What I’m Building - and Why It Matters
Across AI, operations, and risk environments, one pattern keeps repeating:
Systems don’t fail at the model layer.
They fail at the meaning layer.
We have mature tools for measuring model performance.
We have almost no tools for measuring:
coherence,
drift velocity,
interpretive stability,
human–AI alignment under load,
or the upstream conditions that quietly distort decision-making long before an error is visible.
Over the past several months, I’ve been formalizing an architecture to address that gap.
Cognitive Integrity
A disciplined framework for detecting, mapping, and stabilizing the interpretive layer in complex human–machine systems.
Not as theory.
As operational tooling.
Recently, I began releasing components of that architecture:
Human–AI Coherence Synchronization Index (HACSI)
Cognitive Load Collapse Predictor (CLCP)
Meaning Stability Threshold (MST)
Meaning Drift Framework (MDF)
Substrate–Meaning Shear Model
Cognitive Integrity Operating Picture (CIOP)
Each tool isolates a specific failure signature I’ve observed across AI-enabled workflows:
interpretation degrades upstream, and the system follows.

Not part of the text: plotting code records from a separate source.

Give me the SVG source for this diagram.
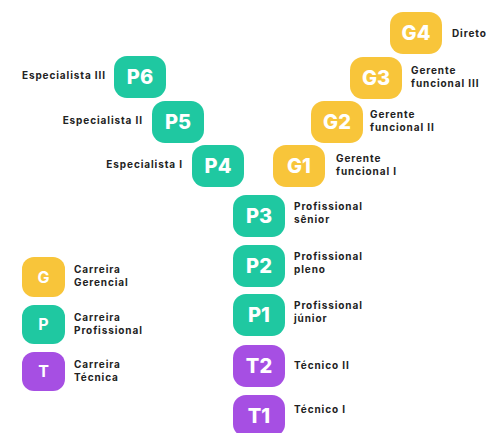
<svg xmlns="http://www.w3.org/2000/svg" width="486" height="433" viewBox="0 0 486 433">
<style>
.g{fill:#f8c53a}.p{fill:#1fc8a1}.t{fill:#a64fe3}
.bx{font-family:Inter,"Open Sans",sans-serif;font-weight:800;font-size:20px;fill:#fff;text-anchor:middle}
.lg{font-family:Inter,"Open Sans",sans-serif;font-weight:700;font-size:16px;fill:#fff;text-anchor:middle}
.lb{font-family:Inter,"Open Sans",sans-serif;font-weight:700;font-size:10px;fill:#222;letter-spacing:0.9px}
.r{text-anchor:end}
</style>
<rect width="486" height="433" fill="#fff"/>
<g id="P6"><rect class="p" x="114" y="56" width="52" height="42" rx="13"/><text class="bx" x="140" y="84">P6</text><text class="lb r" x="106" y="79">Especialista III</text></g>
<g id="P5"><rect class="p" x="152" y="101" width="52" height="42" rx="13"/><text class="bx" x="178" y="129">P5</text><text class="lb r" x="143" y="124">Especialista II</text></g>
<g id="P4"><rect class="p" x="192" y="145" width="52" height="42" rx="13"/><text class="bx" x="218" y="173">P4</text><text class="lb r" x="183" y="168">Especialista I</text></g>
<g id="G4"><rect class="g" x="390" y="12" width="52" height="42" rx="13"/><text class="bx" x="416" y="40">G4</text><text class="lb" x="452" y="37">Diretor</text></g>
<g id="G3"><rect class="g" x="350" y="57" width="52" height="42" rx="13"/><text class="bx" x="376" y="85">G3</text><text class="lb" x="411" y="74">Gerente</text><text class="lb" x="411" y="87">funcional III</text></g>
<g id="G2"><rect class="g" x="311" y="101" width="52" height="42" rx="13"/><text class="bx" x="337" y="129">G2</text><text class="lb" x="370" y="118">Gerente</text><text class="lb" x="370" y="131">funcional II</text></g>
<g id="G1"><rect class="g" x="273" y="145" width="52" height="42" rx="13"/><text class="bx" x="299" y="173">G1</text><text class="lb" x="336" y="162">Gerente</text><text class="lb" x="336" y="175">funcional I</text></g>
<g id="P3"><rect class="p" x="233" y="195" width="52" height="42" rx="13"/><text class="bx" x="259" y="223">P3</text><text class="lb" x="294" y="210">Profissional</text><text class="lb" x="294" y="223">sênior</text></g>
<g id="P2"><rect class="p" x="233" y="245" width="52" height="42" rx="13"/><text class="bx" x="259" y="273">P2</text><text class="lb" x="294" y="260">Profissional</text><text class="lb" x="294" y="273">pleno</text></g>
<g id="P1"><rect class="p" x="233" y="294" width="52" height="42" rx="13"/><text class="bx" x="259" y="322">P1</text><text class="lb" x="294" y="309">Profissional</text><text class="lb" x="294" y="322">júnior</text></g>
<g id="T2"><rect class="t" x="233" y="345" width="52" height="42" rx="13"/><text class="bx" x="259" y="373">T2</text><text class="lb" x="294" y="369">Técnico II</text></g>
<g id="T1"><rect class="t" x="233" y="395" width="52" height="42" rx="13"/><text class="bx" x="259" y="423">T1</text><text class="lb" x="294" y="413">Técnico I</text></g>
<g id="legend-G"><rect class="g" x="22" y="257" width="43" height="40" rx="12"/><text class="lg" x="43.5" y="283">G</text><text class="lb" x="74" y="273">Carreira</text><text class="lb" x="74" y="286">Gerencial</text></g>
<g id="legend-P"><rect class="p" x="22" y="305" width="43" height="39" rx="12"/><text class="lg" x="43.5" y="330">P</text><text class="lb" x="74" y="321">Carreira</text><text class="lb" x="74" y="334">Profissional</text></g>
<g id="legend-T"><rect class="t" x="22" y="352" width="43" height="39" rx="12"/><text class="lg" x="43.5" y="377">T</text><text class="lb" x="74" y="368">Carreira</text><text class="lb" x="74" y="381">Técnica</text></g>
<g id="connectors"></g>
</svg>
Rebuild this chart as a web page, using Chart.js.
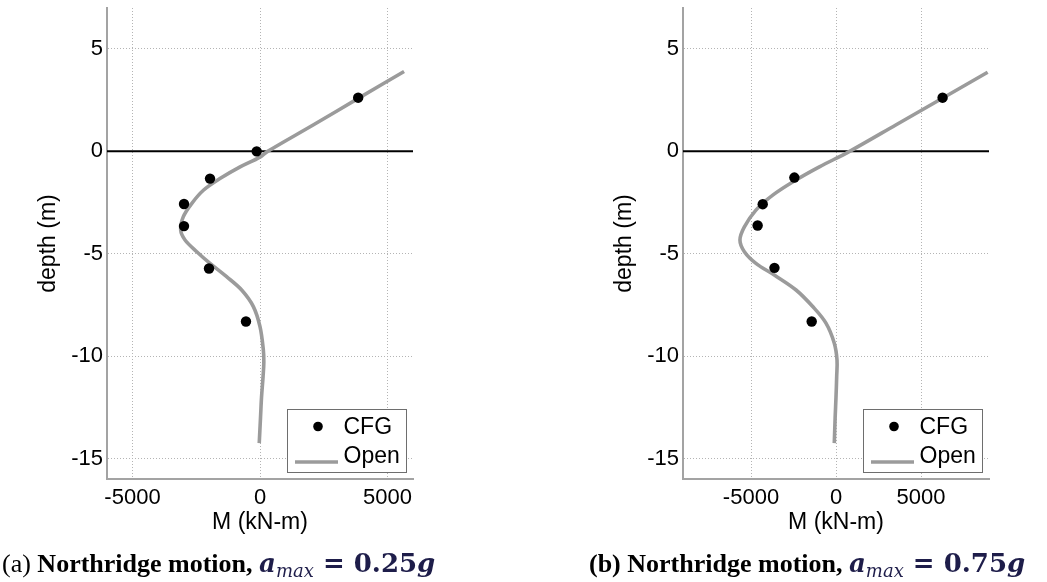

The goal is straightforward:
Give practitioners a way to see and quantify meaning stability the same way we quantify model performance.
When meaning collapses, decisions collapse.
When decisions collapse, operations inherit the risk.
Cognitive Integrity is about closing that blind spot.
I’ll continue to release the models and indices as the architecture matures.
If your work touches AI, risk, safety, or operational decision-support, this space is directly relevant.
The meaning layer isn’t abstract.
It’s where every system succeeds - or quietly begins to fail.